How have tariff wars historically affected U.S. GDP and employment since Smoot‑Hawley?
Executive summary
Tariff wars beginning with the Smoot–Hawley Tariff of 1930 coincided with a collapse in U.S. GDP and a surge in unemployment, and they triggered widespread retaliation that reshaped trade patterns; historians and economists disagree about how large a share of the macroeconomic collapse tariffs caused versus other forces such as banking failures and monetary contraction [1] [2] [3]. Modern empirical work finds that Smoot‑Hawley worsened trade flows and regional employment via retaliation and price effects, but that the bulk of the 1929–33 trade collapse and GDP drop was driven by the broader Great Depression, leaving a smaller—though non‑trivial—direct tariff impact [4] [2] [5].
1. The immediate aftermath: tariffs, retaliation and collapsing trade
When Congress raised duties across thousands of goods in 1930, many trading partners protested and dozens retaliated, and U.S. exports to protesting countries fell sharply while world trade collapsed in the early 1930s—exports to protesting countries fell by roughly 18% and to retaliators by about 31% in country‑level measures reported by contemporaries and later narratives [6] [7] [8]. Quarterly trade series show dutiable imports plunged after Smoot‑Hawley took effect and the overall volume of imports fell about 41% between mid‑1930 and the trough in 1932, although part of that decline tracks the broader fall in real GDP [3] [6].
2. How much did tariffs reduce GDP? The scholarly split
Quantitative economic historians reach different conclusions: some general‑equilibrium and macro studies conclude the microeconomic distortion from higher tariffs reduced U.S. GNP by a few percentage points at most (for example estimates of around a 2% GNP reduction), while NBER and Oxford Journal analyses emphasize that the Great Depression’s massive GDP collapse explains most of the trade decline and that the remaining tariff‑driven loss was smaller in aggregate terms [9] [2] [4]. At the same time other studies and commentators argue Smoot‑Hawley “prolonged and possibly deepened” the depression internationally and worsened U.S. conditions through retaliation and confidence effects [10] [7].
3. Mechanisms: why tariffs hit employment even if GDP impact seems modest
Tariffs change the mix of output and raise domestic prices—protecting some producers while hurting exporters, input‑using manufacturers, and consumers—so even modest macro losses can translate into substantial sectoral job displacements; contemporaneous accounts link a sharp rise in unemployment in the early 1930s to collapsing industrial output and regional agricultural crises amplified by trade frictions [7] [5]. Retaliation reshuffled export markets and wiped out demand for U.S. goods in some regions, producing concentrated job losses in exporting industries and exporting states even where aggregate GDP effects were limited [4] [7].

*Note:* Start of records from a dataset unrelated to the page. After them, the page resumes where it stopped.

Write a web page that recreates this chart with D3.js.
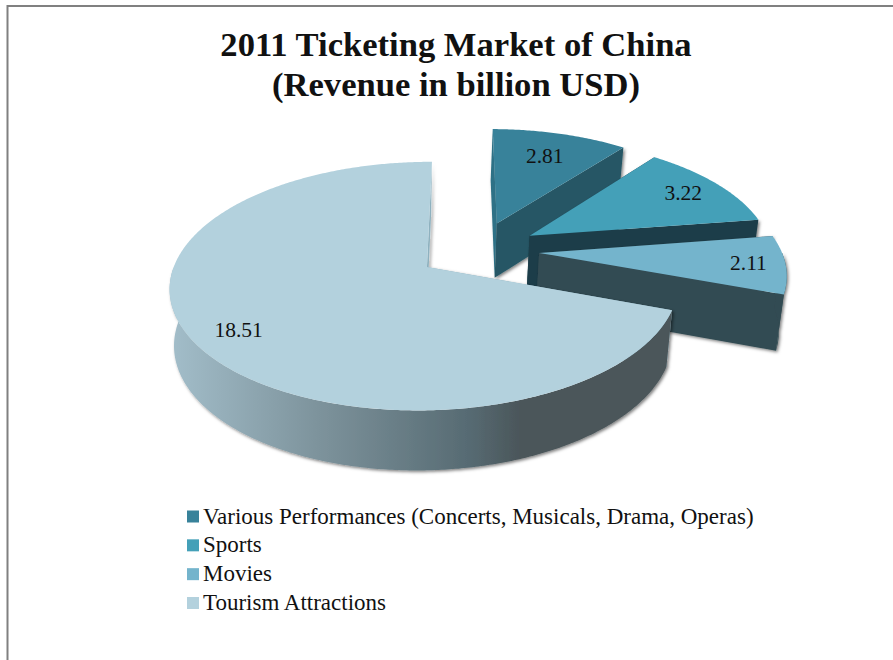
<!DOCTYPE html>
<html>
<head>
<meta charset="utf-8">
<script src="https://cdn.jsdelivr.net/npm/d3@7/dist/d3.min.js"></script>
<style>
  html, body { margin: 0; padding: 0; background: #fff; }
  svg { display: block; }
  text { font-family: "Liberation Serif", serif; fill: #111; }
</style>
</head>
<body>
<svg id="chart" width="893" height="660"></svg>
<script>
// Revenue figures and their labels
const categories = [
  "Various Performances (Concerts, Musicals, Drama, Operas)",
  "Sports",
  "Movies",
  "Tourism Attractions"
];
const revenue = [2.81, 3.22, 2.11, 18.51];
const titleLines = ["2011 Ticketing Market of China", "(Revenue in billion USD)"];

// Face colours per slice
const topColors = ["#38829a", "#44a0b8", "#74b4cc", "#b3d1dd"];
const startWallColors = ["#2f7186", "#1b3e49", "#324b52", "#8eb1bf"];
const endWallColors = ["#255765", "#1b3e49", "#324b52", "#8eb1bf"];
const rimColors = ["#255765", "#1b3e49", "#324b52", "url(#rimShade)"];
const labelRadii = [0.73, 0.81, 0.85, 0.83];

// Perspective constants of the tilted pie
const view = { x0: 478, y0: 250, ax: 245, ay: 116, skew: -2, persp: 0.15, perspX: 0.008, explode: 0.25 };

const svg = d3.select("#chart");
const defs = svg.append("defs");

const shadow = defs.append("filter").attr("id", "soft")
  .attr("x", "-10%").attr("y", "-10%").attr("width", "125%").attr("height", "125%");
shadow.append("feDropShadow")
  .attr("dx", 1.5).attr("dy", 1.5).attr("stdDeviation", 1.4)
  .attr("flood-color", "#000").attr("flood-opacity", 0.5);

const rimGradient = defs.append("linearGradient").attr("id", "rimShade")
  .attr("gradientUnits", "userSpaceOnUse")
  .attr("x1", 172).attr("x2", 520).attr("y1", 0).attr("y2", 0);
[[0, "#a2bdc9"], [0.41, "#7e949d"], [0.86, "#566a72"], [1, "#4b565a"]].forEach(([o, c]) =>
  rimGradient.append("stop").attr("offset", o).attr("stop-color", c));

// Maps a point on the pie plane to the page; z runs 0 (top face) to 1 (base)
function project(X, Y, z = 0) {
  const w = 1 + view.persp * Y + view.perspX * X;
  const px = view.x0 + (view.ax * X + view.skew * Y) / w;
  const py = view.y0 - view.ay * Y / w;
  return [px - z * 0.02 * (px - 390), py + z * (31.5 + 23.6 / w)];
}

const slices = d3.pie().sort(null).startAngle(0).endAngle(2 * Math.PI)(revenue);
const line = d3.line();

function offsetOf(s) {
  const mid = (s.startAngle + s.endAngle) / 2;
  return [view.explode * Math.sin(mid), view.explode * Math.cos(mid)];
}
function polar(s, r, a, z) {
  const [ox, oy] = offsetOf(s);
  return project(ox + r * Math.sin(a), oy + r * Math.cos(a), z);
}
function arcAngles(a0, a1) {
  const n = Math.max(2, Math.ceil((a1 - a0) / 0.01));
  return d3.range(n + 1).map(i => a0 + (a1 - a0) * i / n);
}
function radialWall(s, a) {
  return line([polar(s, 0, a, 0), polar(s, 1, a, 0), polar(s, 1, a, 1), polar(s, 0, a, 1)]) + "Z";
}

const solids = svg.append("g").selectAll("g").data(slices).join("g");

// Each slice: base shadow, radial walls, then the forward rim and the top face
solids.each(function (s, i) {
  const g = d3.select(this);
  const walls = g.append("g").attr("filter", "url(#soft)");
  walls.append("path").attr("d", radialWall(s, s.startAngle)).attr("fill", startWallColors[i]);
  walls.append("path").attr("d", radialWall(s, s.endAngle)).attr("fill", endWallColors[i]);

  // Only the part of the rim turned toward the viewer is drawn
  const a0 = Math.max(s.startAngle, Math.PI / 2);
  const a1 = Math.min(s.endAngle, 3 * Math.PI / 2);
  if (a1 > a0) {
    const angles = arcAngles(a0, a1);
    const upper = angles.map(a => polar(s, 1, a, 0));
    const lower = angles.map(a => polar(s, 1, a, 1)).reverse();
    walls.append("path").attr("d", line(upper.concat(lower)) + "Z").attr("fill", rimColors[i]);
  }

  const outline = [polar(s, 0, s.startAngle, 0)]
    .concat(arcAngles(s.startAngle, s.endAngle).map(a => polar(s, 1, a, 0)));
  g.append("path").attr("d", line(outline) + "Z").attr("fill", topColors[i]);
});

// Value labels sit on the top faces
svg.append("g").selectAll("text").data(slices).join("text")
  .attr("text-anchor", "middle")
  .attr("dominant-baseline", "central")
  .attr("font-size", 21.5)
  .attr("transform", (s, i) => {
    const p = polar(s, labelRadii[i], (s.startAngle + s.endAngle) / 2, 0);
    return `translate(${p[0]},${p[1]})`;
  })
  .text(s => s.value.toFixed(2));

// Outer frame: only the top and left rules show
svg.append("path")
  .attr("d", "M7.5,660V6H893")
  .attr("fill", "none").attr("stroke", "#808080").attr("stroke-width", 2);

// Title
svg.append("g").selectAll("text").data(titleLines).join("text")
  .attr("x", 456)
  .attr("y", (d, i) => 56 + i * 40)
  .attr("text-anchor", "middle")
  .attr("font-size", 34.6)
  .attr("font-weight", "bold")
  .attr("fill", "#000")
  .text(d => d);

// Legend
const legendY = d3.scalePoint().domain(categories).range([516.5, 603]);
const legend = svg.append("g").selectAll("g").data(categories).join("g")
  .attr("transform", d => `translate(0,${legendY(d)})`);
legend.append("rect")
  .attr("x", 187).attr("y", -6).attr("width", 12).attr("height", 12)
  .attr("fill", (d, i) => topColors[i]);
legend.append("text")
  .attr("x", 203).attr("y", 7)
  .attr("font-size", 23)
  .text(d => d);
</script>
</body>
</html>
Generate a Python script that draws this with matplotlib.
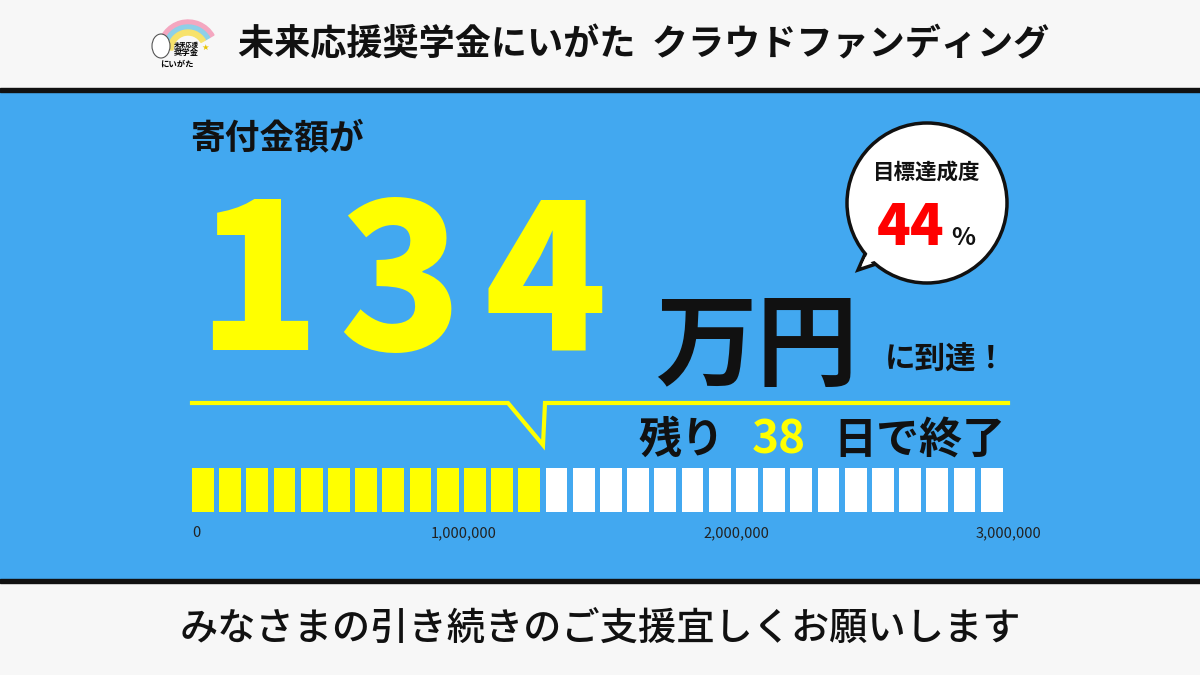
import matplotlib
matplotlib.use("Agg")
import matplotlib.pyplot as plt
from matplotlib.patches import Rectangle, Circle, Polygon, Wedge, Ellipse

plt.rcParams['font.family'] = ['Noto Sans CJK JP', 'DejaVu Sans']

title = "未来応援奨学金にいがた  クラウドファンディング"
footer = "みなさまの引き続きのご支援宜しくお願いします"
raised_man = 134
raised = 1340000
goal = 3000000
percent = 44
days_left = 38
n_segments = 30
tick_values = [0, 1000000, 2000000, 3000000]
tick_labels = ["0", "1,000,000", "2,000,000", "3,000,000"]

BLUE = "#42A8F0"
YEL = "#FFFF00"

fig = plt.figure(figsize=(12, 6.75), dpi=100)
ax = fig.add_axes([0, 0, 1, 1])
ax.set_xlim(0, 1200); ax.set_ylim(675, 0); ax.axis('off')

ax.add_patch(Rectangle((0, 0), 1200, 675, color="#F7F7F7"))
ax.add_patch(Rectangle((0, 90), 1200, 492, color=BLUE))
ax.add_patch(Rectangle((0, 88), 1200, 4, color="#111111"))
ax.add_patch(Rectangle((0, 579), 1200, 4, color="#111111"))

# logo
for r, c in [(30, "#F4A7C0"), (25, "#8ED0E8"), (20, "#F7E26B")]:
    ax.add_patch(Wedge((188, 50), r, 180, 330, width=5, color=c))
ax.add_patch(Ellipse((161, 46), 18, 24, facecolor="white", edgecolor="#555", lw=0.8, zorder=3))
ax.text(186, 44, "未来応援", fontsize=4.5, ha='center', va='center', weight='bold')
ax.text(186, 52, "奨学金", fontsize=6, ha='center', va='center', weight='bold')
ax.text(177, 64, "にいがた", fontsize=6, ha='center', va='center', weight='bold')
ax.text(205, 47, "★", fontsize=6, ha='center', va='center', color="#E8C400", family='DejaVu Sans')

ax.text(238, 45, title, fontsize=26, weight='bold', ha='left', va='center', color="#111")
ax.text(600, 630, footer, fontsize=27.5, weight='medium', ha='center', va='center', color="#111")

ax.text(190, 138, "寄付金額が", fontsize=25, weight='bold', ha='left', va='center', color="#111")
digit_x = [258, 400, 545]
for ch, x in zip(str(raised_man), digit_x):
    ax.text(x, 350, ch, fontsize=146, weight='black', ha='center', va='baseline', color=YEL)
ax.text(655, 378, "万円", fontsize=73, weight='bold', ha='left', va='baseline', color="#111")
ax.text(885, 360, "に到達！", fontsize=22, weight='bold', ha='left', va='center', color="#111")

# bubble
ax.add_patch(Polygon([[872, 238], [858, 270], [900, 256]], closed=True, facecolor="white", edgecolor="#111", lw=2.5, zorder=3))
ax.add_patch(Circle((927, 203), 80, facecolor="white", edgecolor="#111", lw=2.5, zorder=4))
ax.add_patch(Polygon([[874, 240], [862, 265], [902, 252]], closed=True, facecolor="white", edgecolor="none", zorder=5))
ax.text(927, 172, "目標達成度", fontsize=15.5, weight='bold', ha='center', va='center', color="#111", zorder=6)
ax.text(944, 245, f"{percent}", fontsize=40, weight='black', ha='right', va='baseline', color="#FF0000", zorder=6)
ax.text(951, 245, "%", fontsize=18, weight='bold', ha='left', va='baseline', color="#111", zorder=6)

# yellow line with notch
ax.plot([192, 508, 543, 545, 1008], [403, 403, 445, 403, 403], color=YEL, lw=3, solid_joinstyle='miter')

ax.text(1005, 440, "日で終了", fontsize=31, weight='bold', ha='right', va='center', color="#111")
ax.text(638, 440, "残り", fontsize=31, weight='bold', ha='left', va='center', color="#111")
ax.text(779, 440, f"{days_left}", fontsize=33, weight='bold', ha='center', va='center', color=YEL)

# progress bar
bx = fig.add_axes([192/1200, 1-512/675, (1008-192)/1200, 44/675])
bx.set_xlim(0, goal); bx.set_ylim(0, 1); bx.axis('off')
seg = goal / n_segments
filled = int(raised // seg)
for i in range(n_segments):
    bx.bar(i*seg, 1, width=seg*0.8, align='edge', color=YEL if i < filled else "white")

tx = fig.add_axes([192/1200, 0, (1008-192)/1200, 1])
tx.set_xlim(0, goal); tx.set_ylim(675, 0); tx.axis('off')
for v, l in zip(tick_values, tick_labels):
    ha = 'left' if v == 0 else 'center'
    tx.text(v, 533, l, fontsize=10.5, ha=ha, va='center', color="#222")

fig.savefig("out.png", dpi=100)
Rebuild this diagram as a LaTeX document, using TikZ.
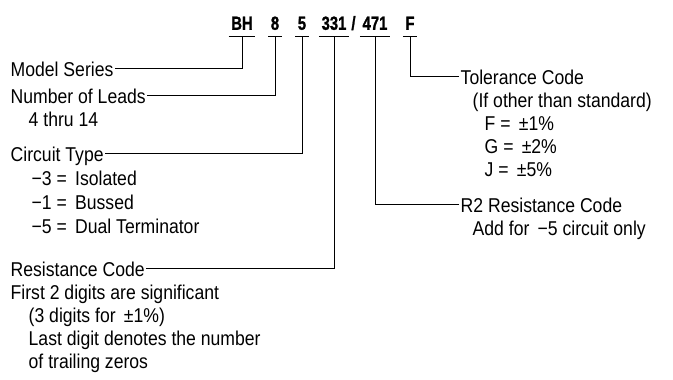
\documentclass[tikz,border=0pt]{standalone}
\usepackage{fontspec}
\setmainfont{Liberation Sans}[FakeStretch=0.88]
\newfontfamily\codefont{Liberation Sans Bold}[FakeStretch=0.78, FakeBold=1.2]
\begin{document}
\begin{tikzpicture}[x=1pt,y=-1pt,
  code/.style={font=\codefont\fontsize{19}{21}\selectfont, inner xsep=2.5pt, inner ysep=1pt, text height=14pt, text depth=5pt, anchor=south},
  lbl/.style={font=\fontsize{20}{22}\selectfont, inner xsep=1.5pt, inner ysep=0pt, text height=17pt, text depth=0pt, anchor=west},
  lead/.style={line width=0.9pt}]
  \useasboundingbox (0,0) rectangle (673,380);
  % part number
  \node[code] (bh) at (242,36) {BH};
  \node[code] (eight) at (275,36) {8};
  \node[code] (five) at (302,36) {5};
  \node[code] (rone) at (334,36) {331};
  \node[code, inner xsep=0pt] (slash) at (353.5,36) {/};
  \node[code] (rtwo) at (375,36) {471};
  \node[code] (tolf) at (410,36) {F};
  \foreach \n in {bh,eight,five,rone,rtwo,tolf}
    \draw[lead] (\n.south west) -- (\n.south east);
  % left side
  \node[lbl] (model) at (9,68) {Model Series};
  \node[lbl] (leads) at (9,95) {Number of Leads};
  \node[lbl] (leadsrange) at (27,118) {4 thru 14};
  \node[lbl] (ctype) at (9,153) {Circuit Type};
  \node[lbl] (ctiso) at (30,177) {−3 = \,Isolated};
  \node[lbl] (ctbus) at (30,201) {−1 = \,Bussed};
  \node[lbl] (ctdual) at (30,225) {−5 = \,Dual Terminator};
  \node[lbl] (rcode) at (9,268) {Resistance Code};
  \node[lbl] (rcfirst) at (9,291) {First 2 digits are significant};
  \node[lbl] (rcthree) at (27,314) {(3 digits for \,±1\%)};
  \node[lbl] (rclast) at (27,337) {Last digit denotes the number};
  \node[lbl] (rczeros) at (27,360) {of trailing zeros};
  % right side
  \node[lbl] (tol) at (459,76) {Tolerance Code};
  \node[lbl] (tolstd) at (471,99) {(If other than standard)};
  \node[lbl] (tolF) at (483,122) {F = \,±1\%};
  \node[lbl] (tolG) at (483,145) {G = \,±2\%};
  \node[lbl] (tolJ) at (483,168) {J = \,±5\%};
  \node[lbl] (rtwocode) at (459,204) {R2 Resistance Code};
  \node[lbl] (rtwoadd) at (471,227) {Add for \,−5 circuit only};
  % leaders
  \draw[lead] (model.east) -| (bh.south);
  \draw[lead] (leads.east) -| (eight.south);
  \draw[lead] (ctype.east) -| (five.south);
  \draw[lead] (rcode.east) -| (rone.south);
  \draw[lead] (rtwocode.west) -| (rtwo.south);
  \draw[lead] (tol.west) -| (tolf.south);
\end{tikzpicture}
\end{document}
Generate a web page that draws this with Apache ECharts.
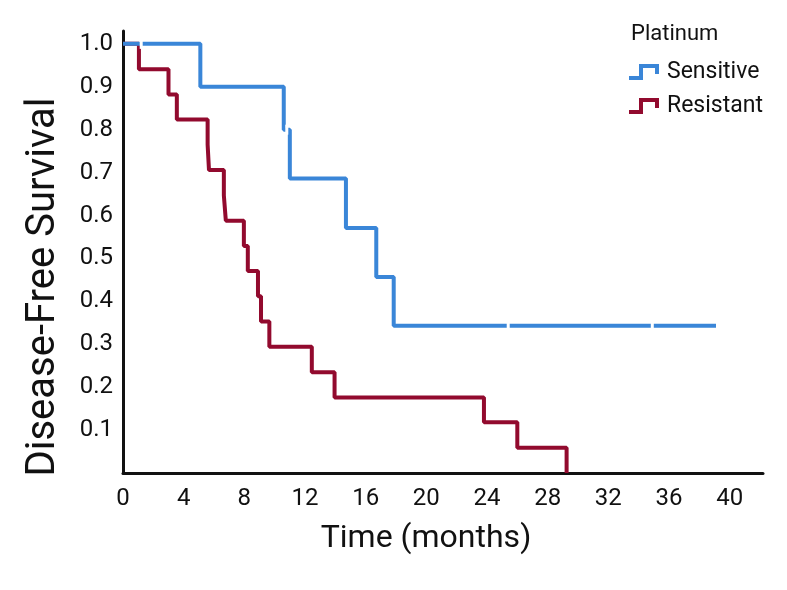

4. Lessons from later tariff episodes and modern research
Recent tariff episodes (notably tariff hikes in 2018–19) produced faster micro evidence on manufacturing employment, producer prices and investment—showing pass‑through to prices and localized employment effects—reinforcing the view that tariffs impose real costs and can reduce employment in integrated supply chains [4]. Scholars therefore treat Smoot‑Hawley as a warning rather than a precise analog: the global economy is far more interconnected today, making modern tariffs potentially more disruptive to GDP and jobs than early‑20th century measures would have been, given trade’s larger share of GDP now versus the 1930s [11] [12].
5. A balanced interpretation: magnitude, distribution, and politics
The most defensible reading of the evidence is that Smoot‑Hawley materially worsened international trade, provoked retaliation, and inflicted concentrated employment pain and price effects, but it did not by itself explain the massive national GDP collapse of the Great Depression—monetary collapse, bank failures and demand shocks carried the lion’s share—so tariff wars historically have amplified recessions and redistributed harm rather than acting as the sole driver of aggregate GDP decline [2] [3] [5]. Policymakers and pundits who cite Smoot‑Hawley as a causal smoking gun understate the multiplicity of forces in 1929–33, but those who dismiss tariffs as harmless ignore the clear record of retaliatory trade destruction, higher domestic prices, and localized job loss documented in multiple sources [7] [8] [4].
6. Bottom line and contemporary implications
Tariff wars since Smoot‑Hawley have a consistent fingerprint: they reduce trade volumes, provoke foreign retaliation, raise costs for consumers and input‑using firms, and cause sectoral employment pain; the aggregate GDP hit varies with context—small in some formal estimates for the 1930s but larger when accounting for retaliation, investment effects, and deeper modern interdependence—so the historical lesson is that protectionist warfare risks amplifying downturns and producing uneven job losses even if it is not always the single dominant cause of a national recession [11] [4] [2].